LandProp Services, Ikea's real estate arm, is building a massive neighborhood in (far) East London, applying the "Ikea philosophy" to urban planning. What does that mean, exactly? "We don’t want to produce for the rich or the super-rich; we want to produce for the families, for the people," an Ikea spokesman told the Globe and Mail. The neighborhood will be entirely owned by the company, which will serve as both manager and landlord. Its style, of course, will be Scandinavian.

There is a precedent for this kind of thing — centrally managed communities aren't unusual in parts of Western Europe — but the concept of a neighborhood designed, controlled and managed by a single company, especially one with such a specific and overbearing aesthetic vision, is a little disconcerting. (You know that trapped feeling you get after losing your bearings in the bathroom furnishings section? Now imagine that on a city scale.)

But maybe this isn't so much a move toward some future corporate dystopia so much as it is a nod to the past. Ikea's "Strand East" development has more in common with Levittown, NY, than with grim sci-fi.

Levittown (and its sister towns in PA, NJ and Puerto Rico) was built to take advantage of assembly-line-style mass construction and intended to foster an instant community for home-bound soldiers after World War II; it was an idealized suburban community, perfect for America in the 50s.

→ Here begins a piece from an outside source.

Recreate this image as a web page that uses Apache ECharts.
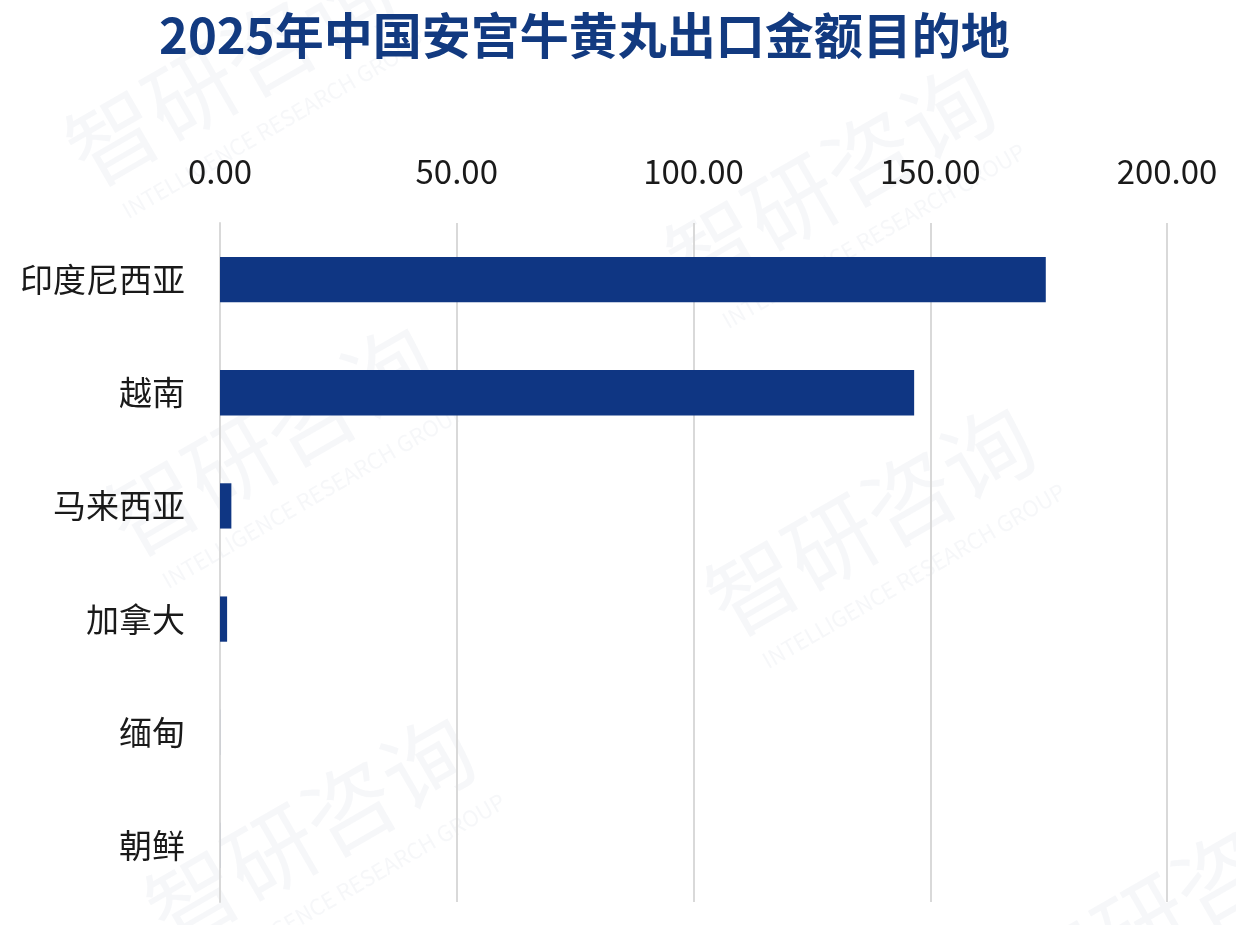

Strand East is built in an idealized European mold, perfect for London — and much of the increasingly city-bound world — in the 2010s.

It's an urban, Euro-flavored Levittown, meant to evoke the continent's historic city centers. It's a corporate response to the world's positive trend toward urbanization, so it might not be all bad, assuming the development doesn't take on the creepiness of Disney's model town in Florida, and that the units don't fall apart after four months. (I'm still bitter about a cartoonishly flimsy Mosjö I picked up last year. If these houses are just big Mosjös, I'm out.)